• [WHAT THE TASK ASKS]
Below are entries; repeat exactly, and nothing else, the lines from the one holding "Convert this chart to Plotly.js code." through the one holding "const shapes = [];", inclusive. Leave the pictures out.

• [ENTRIES SUPPLIED]

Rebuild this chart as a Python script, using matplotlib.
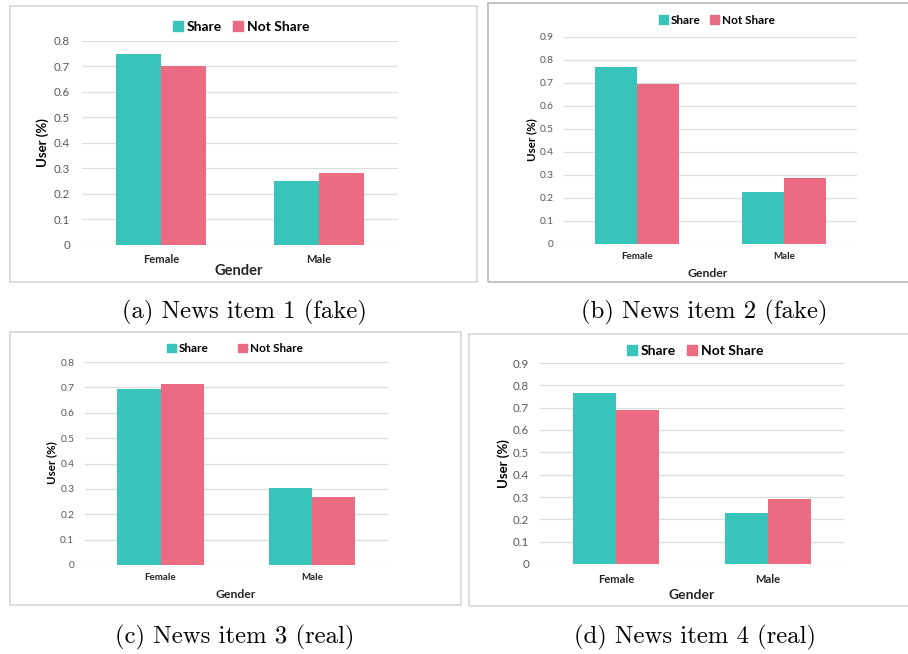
import matplotlib
matplotlib.use("Agg")
import matplotlib.pyplot as plt
from matplotlib.patches import Rectangle, Patch

# ---------------- data ----------------
categories = ["Female", "Male"]
series_names = ["Share", "Not Share"]

share_1 = [0.748, 0.248]
not_share_1 = [0.702, 0.281]
share_2 = [0.769, 0.225]
not_share_2 = [0.694, 0.287]
share_3 = [0.694, 0.302]
not_share_3 = [0.712, 0.269]
share_4 = [0.764, 0.230]
not_share_4 = [0.690, 0.291]

yticks_1 = [0, 0.1, 0.2, 0.3, 0.4, 0.5, 0.6, 0.7, 0.8]
yticks_2 = [0, 0.1, 0.2, 0.3, 0.4, 0.5, 0.6, 0.7, 0.8, 0.9]
yticks_3 = [0, 0.1, 0.2, 0.3, 0.4, 0.5, 0.6, 0.7, 0.8]
yticks_4 = [0, 0.1, 0.2, 0.3, 0.4, 0.5, 0.6, 0.7, 0.8, 0.9]

captions = ["(a) News item 1 (fake)", "(b) News item 2 (fake)",
            "(c) News item 3 (real)", "(d) News item 4 (real)"]
x_label = "Gender"
y_label = "User (%)"

# ---------------- style ----------------
TEAL = "#38C4BA"
PINK = "#EB6B82"
GRID = "#DDDDDD"
TICK = "#595959"
FONT = "Lato"

W, H = 908, 654
fig = plt.figure(figsize=(W / 100, H / 100), dpi=100)


def fx(x):
    return x / W


def fy(y):
    return 1 - y / H


# layout in pixels per panel
panels = [
    dict(share=share_1, not_share=not_share_1, yticks=yticks_1, cap=captions[0],
         box=(10, 6, 477, 282), box_c="#D9D9D9",
         plot=(82, 40.7, 398, 244.7), tick_fs=8.3, tick_pad=8.5, cat_fs=8.0, cat_pad=7,
         leg=(241, 26.7), leg_fs=10, leg_gap=0.8,
         xl=(239, 271), xl_fs=10.5, yl=(43, 143), yl_fs=9.5,
         cap_xy=(244, 312)),
    dict(share=share_2, not_share=not_share_2, yticks=yticks_2, cap=captions[1],
         box=(488, 3, 915, 282), box_c="#BFBFBF",
         plot=(564, 37, 857, 243.7), tick_fs=7.3, tick_pad=7.5, cat_fs=7.0, cat_pad=6,
         leg=(716.7, 20), leg_fs=8.5, leg_gap=0.8,
         xl=(708, 273), xl_fs=8.8, yl=(532, 140), yl_fs=8.3,
         cap_xy=(704, 312)),
    dict(share=share_3, not_share=not_share_3, yticks=yticks_3, cap=captions[2],
         box=(10, 332, 461, 605), box_c="#D9D9D9",
         plot=(84.7, 362, 388, 565), tick_fs=7.3, tick_pad=7.5, cat_fs=7.0, cat_pad=6,
         leg=(235, 348.7), leg_fs=8.5, leg_gap=2.5,
         xl=(236, 595), xl_fs=8.8, yl=(52, 463), yl_fs=8.3,
         cap_xy=(235, 637)),
    dict(share=share_4, not_share=not_share_4, yticks=yticks_4, cap=captions[3],
         box=(469, 334, 915, 606), box_c="#D9D9D9",
         plot=(540, 363, 844, 564), tick_fs=8.3, tick_pad=8, cat_fs=8.0, cat_pad=7,
         leg=(695, 351), leg_fs=10, leg_gap=0.8,
         xl=(692, 595), xl_fs=10, yl=(504, 464), yl_fs=9.5,
         cap_xy=(695, 637)),
]

bw = 0.285
xs = list(range(len(categories)))

for p in panels:
    bx0, by0, bx1, by1 = p["box"]
    fig.add_artist(Rectangle((fx(bx0), fy(by1)), fx(bx1) - fx(bx0), fy(by0) - fy(by1),
                             transform=fig.transFigure, fill=False,
                             edgecolor=p["box_c"], linewidth=1.3, zorder=0))
    px0, py0, px1, py1 = p["plot"]
    ax = fig.add_axes([fx(px0), fy(py1), fx(px1) - fx(px0), fy(py0) - fy(py1)])
    ax.bar([x - bw / 2 for x in xs], p["share"], width=bw, color=TEAL, zorder=3)
    ax.bar([x + bw / 2 for x in xs], p["not_share"], width=bw, color=PINK, zorder=3)
    ax.set_xlim(-0.5, len(categories) - 0.5)
    ax.set_ylim(0, p["yticks"][-1])
    ax.set_yticks(p["yticks"])
    ax.set_yticklabels([f"{v:g}" for v in p["yticks"]], fontsize=p["tick_fs"],
                       color=TICK, family=FONT)
    ax.set_xticks(xs)
    ax.set_xticklabels(categories, fontsize=p["cat_fs"], fontweight="bold",
                       family=FONT, color="#262626")
    ax.tick_params(axis="both", length=0)
    ax.tick_params(axis="y", pad=p["tick_pad"])
    ax.tick_params(axis="x", pad=p["cat_pad"])
    ax.grid(axis="y", color=GRID, linewidth=0.9, zorder=0)
    for s in ax.spines.values():
        s.set_visible(False)
    ax.set_facecolor("none")

    handles = [Patch(color=TEAL, label=series_names[0]),
               Patch(color=PINK, label=series_names[1])]
    fig.legend(handles=handles, loc="center", ncol=2, frameon=False,
               bbox_to_anchor=(fx(p["leg"][0]), fy(p["leg"][1])),
               prop=dict(family=FONT, weight="bold", size=p["leg_fs"]),
               handlelength=0.75, handleheight=0.75, handletextpad=0.25,
               columnspacing=p["leg_gap"], borderaxespad=0, borderpad=0)

    fig.text(fx(p["xl"][0]), fy(p["xl"][1]), x_label, ha="center", va="center",
             fontsize=p["xl_fs"], fontweight="bold", family=FONT, color="#262626")
    fig.text(fx(p["yl"][0]), fy(p["yl"][1]), y_label, ha="center", va="center",
             rotation=90, fontsize=p["yl_fs"], fontweight="bold", family=FONT,
             color="#000000")
    fig.text(fx(p["cap_xy"][0]), fy(p["cap_xy"][1]), p["cap"], ha="center",
             va="center", fontsize=17.8, family="cmr10", color="black")

fig.savefig("out.png", dpi=100)
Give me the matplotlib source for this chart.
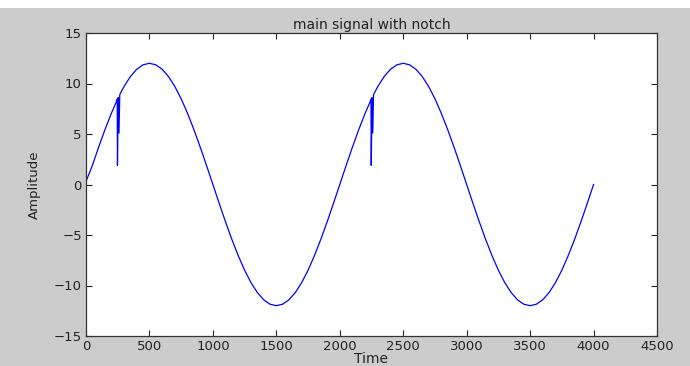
import matplotlib
matplotlib.use("Agg")
import matplotlib.pyplot as plt
from matplotlib.patches import Rectangle

# Sine-like signal (amplitude ~12, period ~2000) with two notches
time = [0, 50, 100, 150, 200, 240, 246, 248, 254, 260, 266, 300, 350, 400, 450, 500,
        550, 600, 650, 700, 750, 800, 850, 900, 950, 1000,
        1050, 1100, 1150, 1200, 1250, 1300, 1350, 1400, 1450, 1500,
        1550, 1600, 1650, 1700, 1750, 1800, 1850, 1900, 1950, 2000,
        2050, 2100, 2150, 2200, 2240, 2246, 2248, 2254, 2260, 2266, 2300, 2350, 2400, 2450, 2500,
        2550, 2600, 2650, 2700, 2750, 2800, 2850, 2900, 2950, 3000,
        3050, 3100, 3150, 3200, 3250, 3300, 3350, 3400, 3450, 3500,
        3550, 3600, 3650, 3700, 3750, 3800, 3850, 3900, 3950, 4000]
amplitude = [0.3, 1.88, 3.71, 5.45, 7.05, 8.21, 8.45, 1.9, 8.6, 5.1, 8.9, 9.71, 10.69, 11.41, 11.85, 12.0,
             11.85, 11.41, 10.69, 9.71, 8.49, 7.05, 5.45, 3.71, 1.88, 0.0,
             -1.88, -3.71, -5.45, -7.05, -8.49, -9.71, -10.69, -11.41, -11.85, -12.0,
             -11.85, -11.41, -10.69, -9.71, -8.49, -7.05, -5.45, -3.71, -1.88, 0.0,
             1.88, 3.71, 5.45, 7.05, 8.21, 8.45, 1.9, 8.6, 5.1, 8.9, 9.71, 10.69, 11.41, 11.85, 12.0,
             11.85, 11.41, 10.69, 9.71, 8.49, 7.05, 5.45, 3.71, 1.88, 0.0,
             -1.88, -3.71, -5.45, -7.05, -8.49, -9.71, -10.69, -11.41, -11.85, -12.0,
             -11.85, -11.41, -10.69, -9.71, -8.49, -7.05, -5.45, -3.71, -1.88, 0.0]

xticks = [0, 500, 1000, 1500, 2000, 2500, 3000, 3500, 4000, 4500]
yticks = [-15, -10, -5, 0, 5, 10, 15]

plt.rcParams['font.family'] = ['DejaVu Sans']

fig = plt.figure(figsize=(6.9, 3.66), dpi=100, facecolor='#cccccc')
# white strip at the top of the image
fig.patches.append(Rectangle((0, 358 / 366), 1, 8 / 366, transform=fig.transFigure,
                             facecolor='white', edgecolor='none', zorder=-1))

ax = fig.add_axes([86 / 690, 30 / 366, (657 - 86) / 690, (336 - 33) / 366])
ax.set_facecolor('white')
ax.plot(time, amplitude, color='#0000ff', linewidth=0.9)

ax.set_xlim(0, 4500)
ax.set_ylim(-15, 15)
ax.set_xticks(xticks)
ax.set_yticks(yticks)
ax.tick_params(direction='in', length=4, width=0.8, top=True, right=True,
               labelsize=9.5, colors='#222222', pad=3)
for s in ax.spines.values():
    s.set_color('#333333')
    s.set_linewidth(0.9)

ax.set_title('main signal with notch', fontsize=10, pad=3, color='#222222')
ax.set_xlabel('Time', fontsize=10, labelpad=-1, color='#222222')
ax.set_ylabel('Amplitude', fontsize=9.5, labelpad=9, color='#222222')

fig.savefig('out.png', dpi=100, facecolor=fig.get_facecolor())
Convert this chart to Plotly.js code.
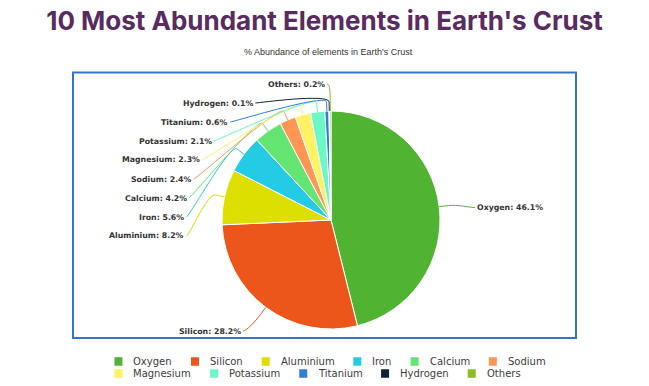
<!DOCTYPE html>
<html>
<head>
<meta charset="utf-8">
<script src="https://cdn.plot.ly/plotly-3.0.1.min.js"></script>
<style>
html,body{margin:0;padding:0;background:#ffffff;}
#chart{width:649px;height:386px;}
</style>
</head>
<body>
<div id="chart"></div>
<script>
// ---------------- data ----------------
const elements = ['Oxygen','Silicon','Aluminium','Iron','Calcium','Sodium','Magnesium','Potassium','Titanium','Hydrogen','Others'];
const abundance = [46.1, 28.2, 8.2, 5.6, 4.2, 2.4, 2.3, 2.1, 0.6, 0.1, 0.2];
const sliceColors = ['#50B432','#ED561B','#DDDF00','#24CBE5','#64E572','#FF9655','#FFF263','#6AF9C4','#2F7ED8','#0D233A','#8BBC21'];
const chartTitle = "10 Most Abundant Elements in Earth's Crust";
const chartSubtitle = "% Abundance of elements in Earth's Crust";

// ---------------- layout constants (pixels) ----------------
const W = 649, H = 386;
const CX = 331, CY = 220, R = 109;          // pie centre / radius
const LABEL_R = 142, LABEL_DY = 5;          // label circle
const LABEL_GAP = 19, LABEL_TOP = 84, LABEL_BOTTOM = 331;
const CONN_OFF = 9;
const px = x => x / W;
const py = y => 1 - y / H;

// ---------------- label geometry from data ----------------
const total = abundance.reduce((a, b) => a + b, 0);
let cum = 0;
const pts = abundance.map((v, i) => {
  const th = (cum + v / 2) / total * 2 * Math.PI;
  cum += v;
  const ux = Math.sin(th), uy = -Math.cos(th);
  return {i, ux, uy, left: ux < 0, natY: CY + LABEL_DY + LABEL_R * uy};
});
function getX(y, left) {
  const dy = y - CY - LABEL_DY;
  const d = Math.sqrt(Math.max(0, LABEL_R * LABEL_R - dy * dy));
  return left ? CX - d : CX + d;
}
function distribute(group) {
  group.sort((a, b) => a.natY - b.natY);
  let prev = -Infinity;
  group.forEach(p => { p.y = Math.max(p.natY, prev + LABEL_GAP, LABEL_TOP); prev = p.y; });
  let next = Infinity;
  for (let k = group.length - 1; k >= 0; k--) {
    const p = group[k];
    p.y = Math.min(p.y, next - LABEL_GAP, LABEL_BOTTOM); next = p.y;
  }
  group.forEach((p, k) => {
    const end = (k === 0 || k === group.length - 1);
    p.x = getX(end ? p.natY : p.y, p.left);
  });
}
distribute(pts.filter(p => p.left));
distribute(pts.filter(p => !p.left));

const annotations = [];
const shapes = [];

// outer frame
shapes.push({type:'rect', xref:'paper', yref:'paper', x0:px(73), x1:px(576), y0:py(338), y1:py(72.5),
  line:{color:'#3674C8', width:2}, fillcolor:'rgba(0,0,0,0)', layer:'below'});

pts.forEach(p => {
  const sign = p.left ? -1 : 1;
  annotations.push({
    xref:'paper', yref:'paper', x:px(p.x + sign * 5), y:py(p.y),
    xanchor: p.left ? 'right' : 'left', yanchor:'middle', showarrow:false,
    borderpad:0, borderwidth:0,
    text: elements[p.i] + ': ' + abundance[p.i].toFixed(1) + '%',
    font:{family:'DejaVu Sans', size:7.8, weight:'bold', color:'#333333'}
  });
  const sx = p.x + sign * 3, sy = p.y;
  const p4 = [CX + R * p.ux, CY + R * p.uy];
  const p2 = [CX + (R + CONN_OFF) * p.ux, CY + (R + CONN_OFF) * p.uy];
  const c2 = [CX + (R + 2 * CONN_OFF) * p.ux, CY + (R + 2 * CONN_OFF) * p.uy];
  const f = (x, y) => px(x).toFixed(5) + ',' + py(y).toFixed(5);
  shapes.push({
    type:'path', xref:'paper', yref:'paper',
    path: 'M' + f(sx, sy) + ' C' + f(p.x, p.y) + ' ' + f(c2[0], c2[1]) + ' ' + f(p2[0], p2[1]) + ' L' + f(p4[0], p4[1]),
    line:{color: sliceColors[p.i], width:1}
  });
});

// ---------------- custom flowing legend ----------------
const LEG_FONT = 10, LEG_FAMILY = 'DejaVu Sans';
const LEG_TEXT_OFF = 19, LEG_ITEM_GAP = 19, LEG_MAX_W = 460, LEG_CENTER = 330;
const LEG_ROW_Y = [361.5, 373.5], SW_W = 8, SW_H = 8.5;
const ctx = document.createElement('canvas').getContext('2d');
ctx.font = LEG_FONT + "px '" + LEG_FAMILY + "'";
const rows = [[]];
let rowW = 0;
elements.forEach((name, i) => {
  const w = LEG_TEXT_OFF + ctx.measureText(name).width;
  let cur = rows[rows.length - 1];
  const need = cur.length ? rowW + LEG_ITEM_GAP + w : w;
  if (cur.length && need > LEG_MAX_W) { rows.push([]); cur = rows[rows.length - 1]; rowW = 0; }
  const x = cur.length ? rowW + LEG_ITEM_GAP : 0;
  cur.push({i, name, x, w});
  rowW = x + w;
});
const blockW = Math.max(...rows.map(r => r[r.length - 1].x + r[r.length - 1].w));
const legX0 = LEG_CENTER - blockW / 2;
rows.forEach((r, ri) => {
  const yc = LEG_ROW_Y[ri] !== undefined ? LEG_ROW_Y[ri] : LEG_ROW_Y[0] + ri * 12;
  r.forEach(it => {
    const x0 = legX0 + it.x;
    shapes.push({type:'rect', xref:'paper', yref:'paper', x0:px(x0), x1:px(x0 + SW_W),
      y0:py(yc + SW_H / 2), y1:py(yc - SW_H / 2), line:{width:0}, fillcolor:sliceColors[it.i]});
    annotations.push({xref:'paper', yref:'paper', x:px(x0 + LEG_TEXT_OFF), y:py(yc),
      xanchor:'left', yanchor:'middle', showarrow:false, borderpad:0, borderwidth:0,
      text: it.name, font:{family:LEG_FAMILY, size:LEG_FONT, color:'#3d3d3d'}});
  });
});

// subtitle
annotations.push({xref:'paper', yref:'paper', x:px(328), y:py(52), xanchor:'center', yanchor:'middle',
  showarrow:false, text: chartSubtitle, font:{family:'Liberation Sans, Arial', size:9, color:'#333333'}});

// ---------------- pie ----------------
const trace = {
  type:'pie', labels: elements, values: abundance, sort:false, direction:'clockwise', rotation:0,
  marker:{colors: sliceColors, line:{color:'#ffffff', width:1}},
  textinfo:'none', hoverinfo:'none', showlegend:false,
  domain:{x:[px(CX - R), px(CX + R)], y:[py(CY + R), py(CY - R)]}
};

const layout = {
  width: W, height: H,
  margin:{l:0, r:0, t:0, b:0, pad:0},
  paper_bgcolor:'#ffffff', plot_bgcolor:'#ffffff',
  showlegend:false,
  title:{text: chartTitle, x:0.5, xanchor:'center', y:py(21), yanchor:'middle', yref:'container',
    font:{family:'Inter, Roboto, sans-serif', size:26, weight:700, color:'#5A2B60'}},
  shapes, annotations
};

Plotly.newPlot('chart', [trace], layout, {displayModeBar:false, staticPlot:true});
</script>
</body>
</html>
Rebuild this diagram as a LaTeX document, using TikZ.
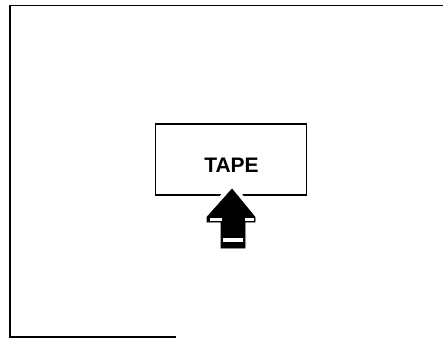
\documentclass[tikz,border=0pt]{standalone}
\usepackage{fontspec}
\setsansfont{Liberation Sans}
\usepackage{tikz}
\usetikzlibrary{positioning}

\begin{document}
\begin{tikzpicture}[x=1pt, y=-1pt, line join=miter]
    \useasboundingbox (0,0) rectangle (443,339);
    % frame
    \coordinate (frametr) at (443,5.5);
    \coordinate (frametl) at (10,5.5);
    \coordinate (framebl) at (10,337);
    \coordinate (framebr) at (176,337);
    \draw [line width=1.6pt] (frametr) -- (frametl) -- (framebl) -- (framebr);

    \node [rectangle, draw, line width=1.3pt, minimum width=151pt, minimum height=71pt] (tape) at (231,159.5) {};
    \node [font=\sffamily\bfseries\fontsize{21}{21}\selectfont, inner sep=0pt] (label) at (231.5,165) {TAPE};

    % arrow pointing up into the box
    \coordinate (tip) at (232,189);
    \filldraw [draw=white, line width=9pt] (tip) -- ++(23,28) -- ++(0,5) -- ++(-10,0) -- ++(0,26) -- ++(-24,0) -- ++(0,-26) -- ++(-14,0) -- ++(0,-5) -- cycle;
    \filldraw [black, line width=0.6pt] (tip) -- ++(23,28) -- ++(0,5) -- ++(-10,0) -- ++(0,26) -- ++(-24,0) -- ++(0,-26) -- ++(-14,0) -- ++(0,-5) -- cycle;
    \fill [white] (210,217.5) rectangle (221.5,221);
    \fill [white] (245,217.5) rectangle (254,221);
    \fill [white] (223,238) rectangle (242.5,241.5);
\end{tikzpicture}
\end{document}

• [COMPLETE ANSWER]
Convert this chart to Plotly.js code.
<!DOCTYPE html>
<html>
<head>
<meta charset="utf-8">
<script src="https://cdn.plot.ly/plotly-3.0.1.min.js"></script>
<style>
html,body{margin:0;padding:0;background:#ffffff;}
#chart{width:649px;height:386px;}
</style>
</head>
<body>
<div id="chart"></div>
<script>
// ---------------- data ----------------
const elements = ['Oxygen','Silicon','Aluminium','Iron','Calcium','Sodium','Magnesium','Potassium','Titanium','Hydrogen','Others'];
const abundance = [46.1, 28.2, 8.2, 5.6, 4.2, 2.4, 2.3, 2.1, 0.6, 0.1, 0.2];
const sliceColors = ['#50B432','#ED561B','#DDDF00','#24CBE5','#64E572','#FF9655','#FFF263','#6AF9C4','#2F7ED8','#0D233A','#8BBC21'];
const chartTitle = "10 Most Abundant Elements in Earth's Crust";
const chartSubtitle = "% Abundance of elements in Earth's Crust";

// ---------------- layout constants (pixels) ----------------
const W = 649, H = 386;
const CX = 331, CY = 220, R = 109;          // pie centre / radius
const LABEL_R = 142, LABEL_DY = 5;          // label circle
const LABEL_GAP = 19, LABEL_TOP = 84, LABEL_BOTTOM = 331;
const CONN_OFF = 9;
const px = x => x / W;
const py = y => 1 - y / H;

// ---------------- label geometry from data ----------------
const total = abundance.reduce((a, b) => a + b, 0);
let cum = 0;
const pts = abundance.map((v, i) => {
  const th = (cum + v / 2) / total * 2 * Math.PI;
  cum += v;
  const ux = Math.sin(th), uy = -Math.cos(th);
  return {i, ux, uy, left: ux < 0, natY: CY + LABEL_DY + LABEL_R * uy};
});
function getX(y, left) {
  const dy = y - CY - LABEL_DY;
  const d = Math.sqrt(Math.max(0, LABEL_R * LABEL_R - dy * dy));
  return left ? CX - d : CX + d;
}
function distribute(group) {
  group.sort((a, b) => a.natY - b.natY);
  let prev = -Infinity;
  group.forEach(p => { p.y = Math.max(p.natY, prev + LABEL_GAP, LABEL_TOP); prev = p.y; });
  let next = Infinity;
  for (let k = group.length - 1; k >= 0; k--) {
    const p = group[k];
    p.y = Math.min(p.y, next - LABEL_GAP, LABEL_BOTTOM); next = p.y;
  }
  group.forEach((p, k) => {
    const end = (k === 0 || k === group.length - 1);
    p.x = getX(end ? p.natY : p.y, p.left);
  });
}
distribute(pts.filter(p => p.left));
distribute(pts.filter(p => !p.left));

const annotations = [];
const shapes = [];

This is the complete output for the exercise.